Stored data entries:

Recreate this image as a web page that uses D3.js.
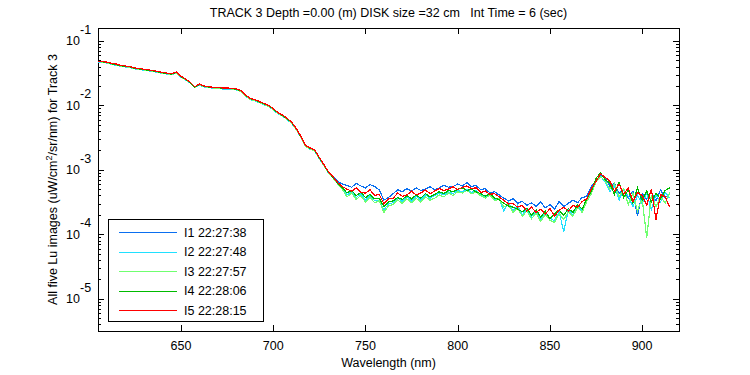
<!DOCTYPE html>
<html lang="en">
<head>
<meta charset="utf-8">
<title>TRACK 3 Lu spectra</title>
<script src="https://d3js.org/d3.v7.min.js"></script>
<style>
  body { margin: 0; background: #fff; }
  text { font-family: "Liberation Sans", Arial, sans-serif; fill: #000; }
</style>
</head>
<body>
<div id="chart"></div>
<script>
// wavelength grid (nm), 605 .. 915 every 2.5 nm
var wavelengths = d3.range(605, 915.01, 2.5);

// spectra, stored as log10(Lu) in uW/cm^2/sr/nm
var i1Log = [
  -1.325,-1.335,-1.345,-1.365,-1.375,-1.395,-1.405,-1.415,-1.435,-1.445,
  -1.455,-1.465,-1.475,-1.49,-1.505,-1.515,-1.525,-1.50,-1.565,-1.605,
  -1.655,-1.72,-1.685,-1.715,-1.725,-1.735,-1.735,-1.745,-1.745,-1.75,
  -1.76,-1.785,-1.855,-1.905,-1.925,-1.955,-1.985,-2.015,-2.065,-2.125,
  -2.165,-2.215,-2.275,-2.375,-2.495,-2.635,-2.675,-2.705,-2.825,-2.935,
  -3.04,-3.11,-3.18,
  -3.22,-3.24,-3.27,-3.21,-3.25,-3.28,-3.23,-3.26,-3.31,-3.47,
  -3.43,-3.37,-3.31,-3.34,-3.29,-3.33,-3.28,-3.32,-3.30,-3.26,
  -3.31,-3.28,-3.24,-3.27,-3.26,-3.22,-3.25,-3.20,-3.26,-3.24,
  -3.31,-3.29,-3.36,-3.34,-3.39,-3.44,-3.48,-3.45,-3.52,-3.49,
  -3.55,-3.51,-3.57,-3.50,-3.59,-3.54,-3.61,-3.49,-3.57,-3.52,
  -3.47,-3.51,-3.43,-3.41,-3.26,-3.16,-3.09,-3.13,-3.25,-3.21,
  -3.37,-3.29,-3.44,-3.33,-3.72,-3.37,-3.46,-3.34,-3.48,-3.31,
  -3.43,-3.37
];
var i2Log = [
  -1.325,-1.335,-1.345,-1.365,-1.38,-1.395,-1.405,-1.415,-1.435,-1.445,
  -1.455,-1.465,-1.475,-1.49,-1.505,-1.515,-1.525,-1.50,-1.565,-1.605,
  -1.655,-1.725,-1.69,-1.715,-1.725,-1.735,-1.735,-1.745,-1.745,-1.75,
  -1.76,-1.79,-1.86,-1.91,-1.93,-1.96,-1.99,-2.02,-2.07,-2.13,
  -2.17,-2.22,-2.28,-2.38,-2.50,-2.64,-2.68,-2.71,-2.83,-2.94,
  -3.05,-3.13,-3.22,
  -3.28,-3.39,-3.34,-3.43,-3.37,-3.47,-3.40,-3.48,-3.47,-3.62,
  -3.53,-3.51,-3.44,-3.49,-3.42,-3.48,-3.41,-3.47,-3.39,-3.44,
  -3.40,-3.36,-3.39,-3.34,-3.37,-3.32,-3.34,-3.30,-3.35,-3.32,
  -3.38,-3.42,-3.37,-3.46,-3.44,-3.64,-3.50,-3.64,-3.55,-3.70,
  -3.61,-3.73,-3.64,-3.77,-3.66,-3.75,-3.79,-3.65,-3.96,-3.62,
  -3.70,-3.56,-3.64,-3.47,-3.35,-3.17,-3.10,-3.19,-3.34,-3.24,
  -3.47,-3.30,-3.41,-3.57,-3.40,-3.52,-3.37,-3.62,-3.39,-3.50,
  -3.35,-3.44
];
var i3Log = [
  -1.32,-1.33,-1.34,-1.36,-1.375,-1.39,-1.40,-1.41,-1.43,-1.44,
  -1.45,-1.46,-1.47,-1.485,-1.50,-1.51,-1.52,-1.495,-1.56,-1.60,
  -1.65,-1.72,-1.68,-1.71,-1.72,-1.73,-1.73,-1.74,-1.74,-1.745,
  -1.755,-1.785,-1.855,-1.905,-1.925,-1.955,-1.985,-2.015,-2.065,-2.125,
  -2.165,-2.215,-2.275,-2.375,-2.495,-2.635,-2.675,-2.705,-2.825,-2.935,
  -3.045,-3.13,-3.22,
  -3.30,-3.42,-3.36,-3.46,-3.40,-3.50,-3.43,-3.51,-3.48,-3.66,
  -3.56,-3.54,-3.47,-3.52,-3.45,-3.51,-3.44,-3.50,-3.42,-3.47,
  -3.44,-3.39,-3.42,-3.36,-3.40,-3.34,-3.36,-3.32,-3.37,-3.35,
  -3.40,-3.44,-3.39,-3.48,-3.45,-3.58,-3.54,-3.66,-3.59,-3.72,
  -3.64,-3.76,-3.67,-3.80,-3.69,-3.78,-3.82,-3.68,-3.77,-3.65,
  -3.72,-3.58,-3.66,-3.49,-3.37,-3.19,-3.11,-3.17,-3.30,-3.21,
  -3.42,-3.29,-3.54,-3.36,-3.64,-3.44,-4.06,-3.39,-3.57,-3.41,
  -3.52,-3.35
];
var i4Log = [
  -1.315,-1.325,-1.335,-1.355,-1.37,-1.385,-1.395,-1.405,-1.425,-1.435,
  -1.445,-1.455,-1.465,-1.48,-1.495,-1.505,-1.515,-1.49,-1.555,-1.595,
  -1.645,-1.715,-1.675,-1.705,-1.715,-1.725,-1.725,-1.735,-1.735,-1.74,
  -1.75,-1.775,-1.845,-1.895,-1.915,-1.945,-1.975,-2.005,-2.055,-2.115,
  -2.155,-2.205,-2.265,-2.365,-2.485,-2.625,-2.665,-2.695,-2.815,-2.925,
  -3.035,-3.12,-3.21,
  -3.28,-3.36,-3.32,-3.40,-3.35,-3.43,-3.38,-3.45,-3.44,-3.57,
  -3.50,-3.48,-3.43,-3.46,-3.40,-3.45,-3.39,-3.44,-3.37,-3.42,
  -3.38,-3.34,-3.37,-3.32,-3.34,-3.30,-3.28,-3.32,-3.30,-3.34,
  -3.37,-3.41,-3.37,-3.44,-3.46,-3.52,-3.56,-3.58,-3.61,-3.65,
  -3.60,-3.70,-3.62,-3.73,-3.64,-3.76,-3.68,-3.62,-3.71,-3.60,
  -3.66,-3.54,-3.61,-3.45,-3.33,-3.13,-3.05,-3.15,-3.21,-3.38,
  -3.19,-3.43,-3.31,-3.52,-3.28,-3.47,-3.33,-3.50,-3.36,-3.45,
  -3.32,-3.28
];
var i5Log = [
  -1.31,-1.32,-1.33,-1.35,-1.36,-1.38,-1.39,-1.40,-1.42,-1.43,
  -1.44,-1.45,-1.46,-1.475,-1.49,-1.50,-1.51,-1.48,-1.55,-1.59,
  -1.64,-1.71,-1.67,-1.70,-1.71,-1.72,-1.72,-1.73,-1.73,-1.735,
  -1.745,-1.77,-1.84,-1.89,-1.91,-1.94,-1.97,-2.00,-2.05,-2.11,
  -2.15,-2.20,-2.26,-2.36,-2.48,-2.62,-2.66,-2.69,-2.81,-2.92,
  -3.03,-3.11,-3.20,
  -3.26,-3.30,-3.33,-3.28,-3.35,-3.36,-3.31,-3.40,-3.38,-3.53,
  -3.45,-3.44,-3.36,-3.41,-3.39,-3.33,-3.39,-3.36,-3.31,-3.37,
  -3.33,-3.29,-3.32,-3.30,-3.26,-3.31,-3.27,-3.25,-3.29,-3.28,
  -3.35,-3.33,-3.38,-3.37,-3.42,-3.47,-3.53,-3.52,-3.58,-3.55,
  -3.64,-3.58,-3.66,-3.61,-3.69,-3.60,-3.72,-3.63,-3.58,-3.64,
  -3.55,-3.58,-3.49,-3.45,-3.29,-3.18,-3.06,-3.12,-3.17,-3.33,
  -3.22,-3.38,-3.28,-3.49,-3.35,-3.40,-3.55,-3.30,-3.77,-3.38,
  -3.42,-3.58
];

var seriesNames = ["I1 22:27:38", "I2 22:27:48", "I3 22:27:57", "I4 22:28:06", "I5 22:28:15"];
var seriesColors = ["#0a6ff0", "#20e0ff", "#70ff70", "#00bb00", "#ff0000"];
var xTicks = [650, 700, 750, 800, 850, 900];
var yExponents = [-1, -2, -3, -4, -5];

var width = 750, height = 375;
var plot = { left: 98, right: 679, top: 28, bottom: 331 };

var svg = d3.select("#chart").append("svg")
    .attr("width", width)
    .attr("height", height);

var x = d3.scaleLinear().domain([605, 920]).range([plot.left, plot.right]);
var y = d3.scaleLog().domain([Math.pow(10, -5.5), Math.pow(10, -0.8)]).range([plot.bottom, plot.top]);

// plot area
svg.append("rect")
    .attr("x", plot.left + 0.5).attr("y", plot.top + 0.5)
    .attr("width", plot.right - plot.left).attr("height", plot.bottom - plot.top)
    .attr("fill", "#fff").attr("stroke", "#000").attr("shape-rendering", "crispEdges");

// spectra
var allSeries = [i1Log, i2Log, i3Log, i4Log, i5Log];
var line = d3.line()
    .x(function(d, i) { return x(wavelengths[i]); })
    .y(function(d) { return y(Math.pow(10, d)); });

svg.append("g").selectAll("path")
    .data(allSeries)
    .enter().append("path")
    .attr("d", line)
    .attr("fill", "none")
    .attr("stroke", function(d, i) { return seriesColors[i]; })
    .attr("stroke-width", 1.2)
    .attr("shape-rendering", "crispEdges");

// x ticks (inside, top and bottom)
var ticks = svg.append("g").attr("stroke", "#000").attr("shape-rendering", "crispEdges");
xTicks.forEach(function(t) {
    var px = Math.round(x(t)) + 0.5;
    ticks.append("line").attr("x1", px).attr("x2", px).attr("y1", plot.bottom).attr("y2", plot.bottom - 6);
    ticks.append("line").attr("x1", px).attr("x2", px).attr("y1", plot.top).attr("y2", plot.top + 6);
});

// y ticks, major and minor, on both sides
var yMinor = [];
for (var e = -6; e <= -1; e++) {
    for (var m = 2; m <= 9; m++) {
        var v = m * Math.pow(10, e);
        if (v > y.domain()[0] && v < y.domain()[1]) yMinor.push(v);
    }
}
yExponents.forEach(function(e) {
    var py = Math.round(y(Math.pow(10, e))) + 0.5;
    ticks.append("line").attr("x1", plot.left).attr("x2", plot.left + 6).attr("y1", py).attr("y2", py);
    ticks.append("line").attr("x1", plot.right).attr("x2", plot.right - 6).attr("y1", py).attr("y2", py);
});
yMinor.forEach(function(v) {
    var py = Math.round(y(v)) + 0.5;
    ticks.append("line").attr("x1", plot.left).attr("x2", plot.left + 3).attr("y1", py).attr("y2", py);
    ticks.append("line").attr("x1", plot.right).attr("x2", plot.right - 3).attr("y1", py).attr("y2", py);
});

// tick labels
svg.append("g").selectAll("text")
    .data(xTicks)
    .enter().append("text")
    .attr("x", function(d) { return x(d); })
    .attr("y", 350)
    .attr("text-anchor", "middle")
    .style("font-size", "12.5px")
    .text(function(d) { return d; });

svg.append("g").selectAll("text")
    .data(yExponents)
    .enter().append("text")
    .attr("x", 80)
    .attr("y", function(d) { return y(Math.pow(10, d)) + 4.5; })
    .attr("text-anchor", "end")
    .style("font-size", "12.5px")
    .text("10");
svg.append("g").selectAll("text")
    .data(yExponents)
    .enter().append("text")
    .attr("x", 80)
    .attr("y", function(d) { return y(Math.pow(10, d)) - 7; })
    .style("font-size", "12.5px")
    .text(function(d) { return "-" + (-d); });

// title and axis labels
svg.append("text")
    .attr("x", (plot.left + plot.right) / 2)
    .attr("y", 17)
    .attr("text-anchor", "middle")
    .style("font-size", "12.5px")
    .attr("xml:space", "preserve")
    .text("TRACK 3 Depth =0.00 (m) DISK size =32 cm   Int Time = 6 (sec)");

svg.append("text")
    .attr("x", (plot.left + plot.right) / 2)
    .attr("y", 367)
    .attr("text-anchor", "middle")
    .style("font-size", "12.5px")
    .text("Wavelength (nm)");

var yTitle = svg.append("text")
    .attr("transform", "translate(57," + ((plot.top + plot.bottom) / 2) + ") rotate(-90)")
    .attr("text-anchor", "middle")
    .style("font-size", "12.5px");
yTitle.append("tspan").text("All five Lu images (uW/cm");
yTitle.append("tspan").attr("dy", -5).style("font-size", "9px").text("2");
yTitle.append("tspan").attr("dy", 5).text("/sr/nm) for Track 3");

// legend
var legend = svg.append("g");
legend.append("rect")
    .attr("x", 108.5).attr("y", 219.5)
    .attr("width", 155).attr("height", 102)
    .attr("fill", "#fff").attr("stroke", "#000").attr("shape-rendering", "crispEdges");
seriesNames.forEach(function(name, i) {
    var ly = 232 + i * 19.5;
    legend.append("line")
        .attr("x1", 119).attr("x2", 177)
        .attr("y1", Math.round(ly) + 0.5).attr("y2", Math.round(ly) + 0.5)
        .attr("stroke", seriesColors[i]).attr("shape-rendering", "crispEdges");
    legend.append("text")
        .attr("x", 184).attr("y", ly + 4.5)
        .style("font-size", "12.5px")
        .text(name);
});
</script>
</body>
</html>
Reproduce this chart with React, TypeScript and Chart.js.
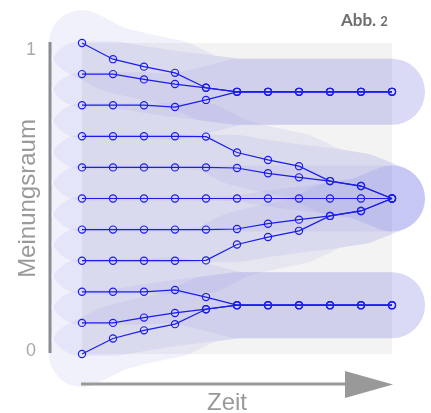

— Problem —
Take the lines from the start of the material to the line with "var wavelengths = d3.range(605, 915.01, 2.5);", both included, and transcribe them exactly without the pictures.

— Solution to this problem —
Recreate this image as a web page that uses D3.js.
<!DOCTYPE html>
<html lang="en">
<head>
<meta charset="utf-8">
<title>TRACK 3 Lu spectra</title>
<script src="https://d3js.org/d3.v7.min.js"></script>
<style>
  body { margin: 0; background: #fff; }
  text { font-family: "Liberation Sans", Arial, sans-serif; fill: #000; }
</style>
</head>
<body>
<div id="chart"></div>
<script>
// wavelength grid (nm), 605 .. 915 every 2.5 nm
var wavelengths = d3.range(605, 915.01, 2.5);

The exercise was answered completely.